- Supplied material:

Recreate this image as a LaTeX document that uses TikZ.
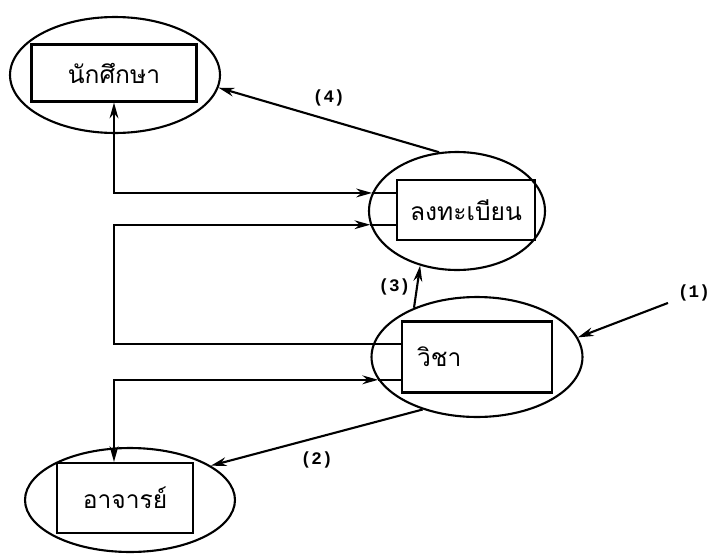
\documentclass[tikz,border=0pt]{standalone}
\usepackage{fontspec}
\newfontfamily\thaifont[Script=Thai]{Loma}
\newfontfamily\labfont{Liberation Mono}
\usetikzlibrary{shapes.geometric,arrows.meta}
\begin{document}
\begin{tikzpicture}[x=0.02cm, y=-0.02cm, line width=1.2pt,
    oval/.style={draw, ellipse, inner sep=0pt},
    box/.style={draw, rectangle, inner sep=0pt, font=\thaifont\fontsize{14}{17}\selectfont},
    lab/.style={font=\labfont\bfseries},
    arr/.style={-{Stealth[length=9pt,width=5pt]}},
    arrboth/.style={{Stealth[length=9pt,width=5pt]}-{Stealth[length=9pt,width=5pt]}}]
    \useasboundingbox (0,0) rectangle (711,555);
    % entities
    \node[oval, minimum width=4.2cm, minimum height=2.32cm] (stdell) at (115,75) {};
    \node[box, minimum width=3.3cm, minimum height=1.14cm] (stdbox) at (114,73) {นักศึกษา};
    \node[oval, minimum width=3.52cm, minimum height=2.36cm] (regell) at (457,211) {};
    \node[box, minimum width=2.76cm, minimum height=1.2cm] (regbox) at (466,210) {ลงทะเบียน};
    \node[oval, minimum width=4.22cm, minimum height=2.4cm] (vichaell) at (477,357) {};
    \node[box, minimum height=1.42cm, text width=2.4cm, inner xsep=0.3cm, align=left] (vichabox) at (477,357) {วิชา};
    \node[oval, minimum width=4.2cm, minimum height=2.08cm] (tchell) at (130,500) {};
    \node[box, minimum width=2.72cm, minimum height=1.4cm] (tchbox) at (125,498) {อาจารย์};
    \node[lab] (one) at (694,293) {(1)};
    % links
    \draw[arrboth] (stdbox.south) |- (regell.168);
    \draw (regell.168) -- (regell.168 -| regbox.west);
    \draw[arr] (vichaell.173) -| (stdbox.south |- regell.189) -- (regell.189);
    \draw (regell.189) -- (regell.189 -| regbox.west);
    \draw (vichaell.173) -- (vichaell.173 -| vichabox.west);
    \draw[arrboth] (tchbox.north -| stdbox.south) |- (vichaell.193);
    \draw (vichaell.193) -- (vichaell.193 -| vichabox.west);
    \draw[arr] (regell.107) -- node[lab, above=4pt] {(4)} (stdell.-7);
    \draw[arr, shorten <=2pt] (one) -- (vichaell.11);
    \draw[arr] (vichaell.142) -- node[lab, left] {(3)} (regell.236);
    \draw[arr] (vichaell.224) -- node[lab, below=4pt] {(2)} (tchell.23);
\end{tikzpicture}
\end{document}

- What you have to do:
Copy out all of the material exactly as written, without its pictures.

- Response:
Recreate this image as a LaTeX document that uses TikZ.
\documentclass[tikz,border=0pt]{standalone}
\usepackage{fontspec}
\newfontfamily\thaifont[Script=Thai]{Loma}
\newfontfamily\labfont{Liberation Mono}
\usetikzlibrary{shapes.geometric,arrows.meta}
\begin{document}
\begin{tikzpicture}[x=0.02cm, y=-0.02cm, line width=1.2pt,
    oval/.style={draw, ellipse, inner sep=0pt},
    box/.style={draw, rectangle, inner sep=0pt, font=\thaifont\fontsize{14}{17}\selectfont},
    lab/.style={font=\labfont\bfseries},
    arr/.style={-{Stealth[length=9pt,width=5pt]}},
    arrboth/.style={{Stealth[length=9pt,width=5pt]}-{Stealth[length=9pt,width=5pt]}}]
    \useasboundingbox (0,0) rectangle (711,555);
    % entities
    \node[oval, minimum width=4.2cm, minimum height=2.32cm] (stdell) at (115,75) {};
    \node[box, minimum width=3.3cm, minimum height=1.14cm] (stdbox) at (114,73) {นักศึกษา};
    \node[oval, minimum width=3.52cm, minimum height=2.36cm] (regell) at (457,211) {};
    \node[box, minimum width=2.76cm, minimum height=1.2cm] (regbox) at (466,210) {ลงทะเบียน};
    \node[oval, minimum width=4.22cm, minimum height=2.4cm] (vichaell) at (477,357) {};
    \node[box, minimum height=1.42cm, text width=2.4cm, inner xsep=0.3cm, align=left] (vichabox) at (477,357) {วิชา};
    \node[oval, minimum width=4.2cm, minimum height=2.08cm] (tchell) at (130,500) {};
    \node[box, minimum width=2.72cm, minimum height=1.4cm] (tchbox) at (125,498) {อาจารย์};
    \node[lab] (one) at (694,293) {(1)};
    % links
    \draw[arrboth] (stdbox.south) |- (regell.168);
    \draw (regell.168) -- (regell.168 -| regbox.west);
    \draw[arr] (vichaell.173) -| (stdbox.south |- regell.189) -- (regell.189);
    \draw (regell.189) -- (regell.189 -| regbox.west);
    \draw (vichaell.173) -- (vichaell.173 -| vichabox.west);
    \draw[arrboth] (tchbox.north -| stdbox.south) |- (vichaell.193);
    \draw (vichaell.193) -- (vichaell.193 -| vichabox.west);
    \draw[arr] (regell.107) -- node[lab, above=4pt] {(4)} (stdell.-7);
    \draw[arr, shorten <=2pt] (one) -- (vichaell.11);
    \draw[arr] (vichaell.142) -- node[lab, left] {(3)} (regell.236);
    \draw[arr] (vichaell.224) -- node[lab, below=4pt] {(2)} (tchell.23);
\end{tikzpicture}
\end{document}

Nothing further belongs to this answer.